YOUR OBJECTIVE:
Everything in the listing except the pictures should be written out exactly.
....
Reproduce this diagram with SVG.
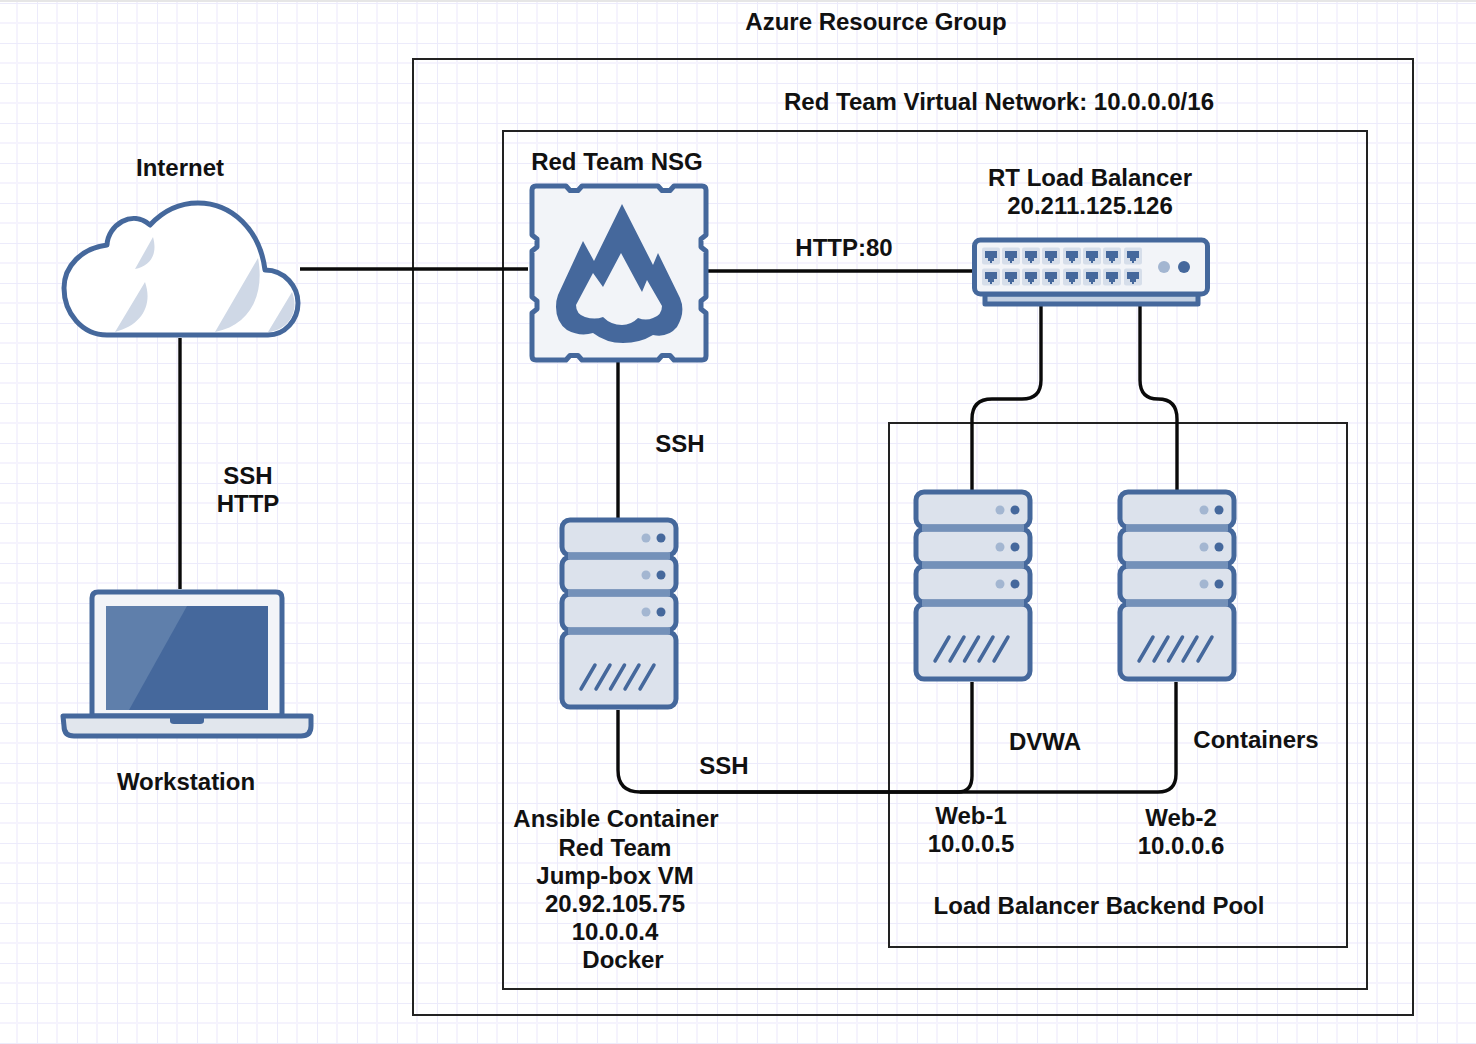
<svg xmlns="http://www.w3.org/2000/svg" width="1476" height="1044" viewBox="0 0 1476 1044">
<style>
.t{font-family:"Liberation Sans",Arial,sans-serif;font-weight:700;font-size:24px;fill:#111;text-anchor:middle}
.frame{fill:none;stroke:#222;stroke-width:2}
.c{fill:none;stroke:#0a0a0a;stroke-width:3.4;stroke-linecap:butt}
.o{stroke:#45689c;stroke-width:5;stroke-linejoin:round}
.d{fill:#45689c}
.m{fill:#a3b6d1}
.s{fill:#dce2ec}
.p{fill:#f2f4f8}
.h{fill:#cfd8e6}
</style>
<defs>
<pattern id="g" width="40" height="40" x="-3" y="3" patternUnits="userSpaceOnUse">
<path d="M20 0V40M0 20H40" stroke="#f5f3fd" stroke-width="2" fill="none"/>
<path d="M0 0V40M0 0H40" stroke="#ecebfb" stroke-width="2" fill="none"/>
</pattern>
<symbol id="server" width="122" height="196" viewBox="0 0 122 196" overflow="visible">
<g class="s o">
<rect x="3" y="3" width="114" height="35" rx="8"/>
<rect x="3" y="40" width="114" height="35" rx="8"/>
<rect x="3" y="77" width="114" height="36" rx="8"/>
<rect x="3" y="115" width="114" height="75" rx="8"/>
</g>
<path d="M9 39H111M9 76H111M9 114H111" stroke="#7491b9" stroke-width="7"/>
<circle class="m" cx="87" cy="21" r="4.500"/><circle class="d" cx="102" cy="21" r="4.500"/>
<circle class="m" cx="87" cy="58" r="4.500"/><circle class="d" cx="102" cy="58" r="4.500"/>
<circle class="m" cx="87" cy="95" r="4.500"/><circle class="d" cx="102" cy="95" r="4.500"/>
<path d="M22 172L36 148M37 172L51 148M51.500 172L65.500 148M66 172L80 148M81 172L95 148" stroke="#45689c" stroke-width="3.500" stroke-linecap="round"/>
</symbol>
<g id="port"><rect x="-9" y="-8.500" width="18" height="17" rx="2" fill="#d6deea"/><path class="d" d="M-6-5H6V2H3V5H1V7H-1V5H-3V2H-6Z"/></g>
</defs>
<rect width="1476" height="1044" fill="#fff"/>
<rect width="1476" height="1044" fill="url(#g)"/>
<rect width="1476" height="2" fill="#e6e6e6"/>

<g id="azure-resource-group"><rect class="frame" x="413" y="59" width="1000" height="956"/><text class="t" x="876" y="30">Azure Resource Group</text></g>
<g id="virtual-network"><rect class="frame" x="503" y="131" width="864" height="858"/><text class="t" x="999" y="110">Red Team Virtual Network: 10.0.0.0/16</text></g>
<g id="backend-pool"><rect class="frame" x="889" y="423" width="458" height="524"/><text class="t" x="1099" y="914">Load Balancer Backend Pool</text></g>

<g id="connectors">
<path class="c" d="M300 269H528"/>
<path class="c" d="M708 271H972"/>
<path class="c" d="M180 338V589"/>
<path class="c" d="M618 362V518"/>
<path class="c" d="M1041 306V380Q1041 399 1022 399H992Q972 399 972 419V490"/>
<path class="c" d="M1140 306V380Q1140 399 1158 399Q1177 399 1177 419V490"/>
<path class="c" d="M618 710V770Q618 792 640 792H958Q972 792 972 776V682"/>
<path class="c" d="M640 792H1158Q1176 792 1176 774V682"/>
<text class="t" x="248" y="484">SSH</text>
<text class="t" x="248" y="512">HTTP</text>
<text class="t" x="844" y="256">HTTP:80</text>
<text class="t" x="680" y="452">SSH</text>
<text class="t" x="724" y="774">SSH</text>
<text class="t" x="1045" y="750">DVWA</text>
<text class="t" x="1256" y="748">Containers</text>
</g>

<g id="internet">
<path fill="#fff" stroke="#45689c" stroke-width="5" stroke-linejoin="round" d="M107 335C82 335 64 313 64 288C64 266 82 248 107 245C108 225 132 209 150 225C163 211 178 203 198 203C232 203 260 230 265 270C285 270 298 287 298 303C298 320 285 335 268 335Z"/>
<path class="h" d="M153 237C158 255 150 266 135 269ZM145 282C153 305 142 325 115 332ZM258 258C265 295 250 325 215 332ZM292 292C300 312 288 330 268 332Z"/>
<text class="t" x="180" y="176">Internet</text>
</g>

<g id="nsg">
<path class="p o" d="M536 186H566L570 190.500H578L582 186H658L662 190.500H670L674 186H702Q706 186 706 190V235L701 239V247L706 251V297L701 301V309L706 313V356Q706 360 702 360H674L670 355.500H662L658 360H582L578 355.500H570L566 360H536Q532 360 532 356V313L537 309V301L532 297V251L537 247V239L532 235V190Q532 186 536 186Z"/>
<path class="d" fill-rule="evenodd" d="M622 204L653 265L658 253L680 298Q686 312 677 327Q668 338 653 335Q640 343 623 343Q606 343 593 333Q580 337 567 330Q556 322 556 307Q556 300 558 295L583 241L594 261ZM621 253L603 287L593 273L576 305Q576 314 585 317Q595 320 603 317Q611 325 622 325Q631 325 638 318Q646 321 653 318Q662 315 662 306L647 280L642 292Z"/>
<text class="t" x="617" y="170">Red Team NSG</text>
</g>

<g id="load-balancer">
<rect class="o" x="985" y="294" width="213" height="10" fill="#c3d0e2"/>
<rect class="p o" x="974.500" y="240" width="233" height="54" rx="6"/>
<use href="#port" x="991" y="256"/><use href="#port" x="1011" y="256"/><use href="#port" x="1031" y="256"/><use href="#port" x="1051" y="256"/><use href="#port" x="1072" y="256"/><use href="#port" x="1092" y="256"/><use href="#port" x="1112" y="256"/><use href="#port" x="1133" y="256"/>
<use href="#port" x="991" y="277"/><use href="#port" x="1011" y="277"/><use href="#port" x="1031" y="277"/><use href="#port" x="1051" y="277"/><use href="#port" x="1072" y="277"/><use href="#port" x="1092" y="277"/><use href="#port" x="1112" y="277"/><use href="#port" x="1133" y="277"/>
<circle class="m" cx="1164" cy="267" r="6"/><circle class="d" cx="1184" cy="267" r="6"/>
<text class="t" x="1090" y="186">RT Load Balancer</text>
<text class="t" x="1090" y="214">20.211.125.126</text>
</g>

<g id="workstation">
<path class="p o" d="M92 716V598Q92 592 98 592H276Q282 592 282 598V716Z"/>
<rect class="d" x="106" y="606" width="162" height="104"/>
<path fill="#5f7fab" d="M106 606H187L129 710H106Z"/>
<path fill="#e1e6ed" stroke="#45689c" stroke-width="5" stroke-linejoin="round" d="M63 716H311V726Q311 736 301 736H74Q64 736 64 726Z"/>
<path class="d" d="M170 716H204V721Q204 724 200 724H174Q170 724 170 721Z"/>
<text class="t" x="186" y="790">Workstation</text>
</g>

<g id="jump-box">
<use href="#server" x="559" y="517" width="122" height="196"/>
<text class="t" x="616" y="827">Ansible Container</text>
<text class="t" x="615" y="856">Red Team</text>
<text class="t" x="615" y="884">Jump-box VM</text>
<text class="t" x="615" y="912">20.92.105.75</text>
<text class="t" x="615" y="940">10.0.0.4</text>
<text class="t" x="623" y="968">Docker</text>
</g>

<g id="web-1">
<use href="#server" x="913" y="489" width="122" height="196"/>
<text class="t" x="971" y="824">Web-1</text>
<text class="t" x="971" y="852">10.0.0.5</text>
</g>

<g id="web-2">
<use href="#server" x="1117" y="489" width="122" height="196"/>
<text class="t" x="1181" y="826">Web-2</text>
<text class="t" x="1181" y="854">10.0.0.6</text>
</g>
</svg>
....
ANSWER FOR THE TASK:
Reproduce this diagram with SVG.
<svg xmlns="http://www.w3.org/2000/svg" width="1476" height="1044" viewBox="0 0 1476 1044">
<style>
.t{font-family:"Liberation Sans",Arial,sans-serif;font-weight:700;font-size:24px;fill:#111;text-anchor:middle}
.frame{fill:none;stroke:#222;stroke-width:2}
.c{fill:none;stroke:#0a0a0a;stroke-width:3.4;stroke-linecap:butt}
.o{stroke:#45689c;stroke-width:5;stroke-linejoin:round}
.d{fill:#45689c}
.m{fill:#a3b6d1}
.s{fill:#dce2ec}
.p{fill:#f2f4f8}
.h{fill:#cfd8e6}
</style>
<defs>
<pattern id="g" width="40" height="40" x="-3" y="3" patternUnits="userSpaceOnUse">
<path d="M20 0V40M0 20H40" stroke="#f5f3fd" stroke-width="2" fill="none"/>
<path d="M0 0V40M0 0H40" stroke="#ecebfb" stroke-width="2" fill="none"/>
</pattern>
<symbol id="server" width="122" height="196" viewBox="0 0 122 196" overflow="visible">
<g class="s o">
<rect x="3" y="3" width="114" height="35" rx="8"/>
<rect x="3" y="40" width="114" height="35" rx="8"/>
<rect x="3" y="77" width="114" height="36" rx="8"/>
<rect x="3" y="115" width="114" height="75" rx="8"/>
</g>
<path d="M9 39H111M9 76H111M9 114H111" stroke="#7491b9" stroke-width="7"/>
<circle class="m" cx="87" cy="21" r="4.500"/><circle class="d" cx="102" cy="21" r="4.500"/>
<circle class="m" cx="87" cy="58" r="4.500"/><circle class="d" cx="102" cy="58" r="4.500"/>
<circle class="m" cx="87" cy="95" r="4.500"/><circle class="d" cx="102" cy="95" r="4.500"/>
<path d="M22 172L36 148M37 172L51 148M51.500 172L65.500 148M66 172L80 148M81 172L95 148" stroke="#45689c" stroke-width="3.500" stroke-linecap="round"/>
</symbol>
<g id="port"><rect x="-9" y="-8.500" width="18" height="17" rx="2" fill="#d6deea"/><path class="d" d="M-6-5H6V2H3V5H1V7H-1V5H-3V2H-6Z"/></g>
</defs>
<rect width="1476" height="1044" fill="#fff"/>
<rect width="1476" height="1044" fill="url(#g)"/>
<rect width="1476" height="2" fill="#e6e6e6"/>

<g id="azure-resource-group"><rect class="frame" x="413" y="59" width="1000" height="956"/><text class="t" x="876" y="30">Azure Resource Group</text></g>
<g id="virtual-network"><rect class="frame" x="503" y="131" width="864" height="858"/><text class="t" x="999" y="110">Red Team Virtual Network: 10.0.0.0/16</text></g>
<g id="backend-pool"><rect class="frame" x="889" y="423" width="458" height="524"/><text class="t" x="1099" y="914">Load Balancer Backend Pool</text></g>

<g id="connectors">
<path class="c" d="M300 269H528"/>
<path class="c" d="M708 271H972"/>
<path class="c" d="M180 338V589"/>
<path class="c" d="M618 362V518"/>
<path class="c" d="M1041 306V380Q1041 399 1022 399H992Q972 399 972 419V490"/>
<path class="c" d="M1140 306V380Q1140 399 1158 399Q1177 399 1177 419V490"/>
<path class="c" d="M618 710V770Q618 792 640 792H958Q972 792 972 776V682"/>
<path class="c" d="M640 792H1158Q1176 792 1176 774V682"/>
<text class="t" x="248" y="484">SSH</text>
<text class="t" x="248" y="512">HTTP</text>
<text class="t" x="844" y="256">HTTP:80</text>
<text class="t" x="680" y="452">SSH</text>
<text class="t" x="724" y="774">SSH</text>
<text class="t" x="1045" y="750">DVWA</text>
<text class="t" x="1256" y="748">Containers</text>
</g>

<g id="internet">
<path fill="#fff" stroke="#45689c" stroke-width="5" stroke-linejoin="round" d="M107 335C82 335 64 313 64 288C64 266 82 248 107 245C108 225 132 209 150 225C163 211 178 203 198 203C232 203 260 230 265 270C285 270 298 287 298 303C298 320 285 335 268 335Z"/>
<path class="h" d="M153 237C158 255 150 266 135 269ZM145 282C153 305 142 325 115 332ZM258 258C265 295 250 325 215 332ZM292 292C300 312 288 330 268 332Z"/>
<text class="t" x="180" y="176">Internet</text>
</g>

<g id="nsg">
<path class="p o" d="M536 186H566L570 190.500H578L582 186H658L662 190.500H670L674 186H702Q706 186 706 190V235L701 239V247L706 251V297L701 301V309L706 313V356Q706 360 702 360H674L670 355.500H662L658 360H582L578 355.500H570L566 360H536Q532 360 532 356V313L537 309V301L532 297V251L537 247V239L532 235V190Q532 186 536 186Z"/>
<path class="d" fill-rule="evenodd" d="M622 204L653 265L658 253L680 298Q686 312 677 327Q668 338 653 335Q640 343 623 343Q606 343 593 333Q580 337 567 330Q556 322 556 307Q556 300 558 295L583 241L594 261ZM621 253L603 287L593 273L576 305Q576 314 585 317Q595 320 603 317Q611 325 622 325Q631 325 638 318Q646 321 653 318Q662 315 662 306L647 280L642 292Z"/>
<text class="t" x="617" y="170">Red Team NSG</text>
</g>

<g id="load-balancer">
<rect class="o" x="985" y="294" width="213" height="10" fill="#c3d0e2"/>
<rect class="p o" x="974.500" y="240" width="233" height="54" rx="6"/>
<use href="#port" x="991" y="256"/><use href="#port" x="1011" y="256"/><use href="#port" x="1031" y="256"/><use href="#port" x="1051" y="256"/><use href="#port" x="1072" y="256"/><use href="#port" x="1092" y="256"/><use href="#port" x="1112" y="256"/><use href="#port" x="1133" y="256"/>
<use href="#port" x="991" y="277"/><use href="#port" x="1011" y="277"/><use href="#port" x="1031" y="277"/><use href="#port" x="1051" y="277"/><use href="#port" x="1072" y="277"/><use href="#port" x="1092" y="277"/><use href="#port" x="1112" y="277"/><use href="#port" x="1133" y="277"/>
<circle class="m" cx="1164" cy="267" r="6"/><circle class="d" cx="1184" cy="267" r="6"/>
<text class="t" x="1090" y="186">RT Load Balancer</text>
<text class="t" x="1090" y="214">20.211.125.126</text>
</g>

<g id="workstation">
<path class="p o" d="M92 716V598Q92 592 98 592H276Q282 592 282 598V716Z"/>
<rect class="d" x="106" y="606" width="162" height="104"/>
<path fill="#5f7fab" d="M106 606H187L129 710H106Z"/>
<path fill="#e1e6ed" stroke="#45689c" stroke-width="5" stroke-linejoin="round" d="M63 716H311V726Q311 736 301 736H74Q64 736 64 726Z"/>
<path class="d" d="M170 716H204V721Q204 724 200 724H174Q170 724 170 721Z"/>
<text class="t" x="186" y="790">Workstation</text>
</g>

<g id="jump-box">
<use href="#server" x="559" y="517" width="122" height="196"/>
<text class="t" x="616" y="827">Ansible Container</text>
<text class="t" x="615" y="856">Red Team</text>
<text class="t" x="615" y="884">Jump-box VM</text>
<text class="t" x="615" y="912">20.92.105.75</text>
<text class="t" x="615" y="940">10.0.0.4</text>
<text class="t" x="623" y="968">Docker</text>
</g>

<g id="web-1">
<use href="#server" x="913" y="489" width="122" height="196"/>
<text class="t" x="971" y="824">Web-1</text>
<text class="t" x="971" y="852">10.0.0.5</text>
</g>

<g id="web-2">
<use href="#server" x="1117" y="489" width="122" height="196"/>
<text class="t" x="1181" y="826">Web-2</text>
<text class="t" x="1181" y="854">10.0.0.6</text>
</g>
</svg>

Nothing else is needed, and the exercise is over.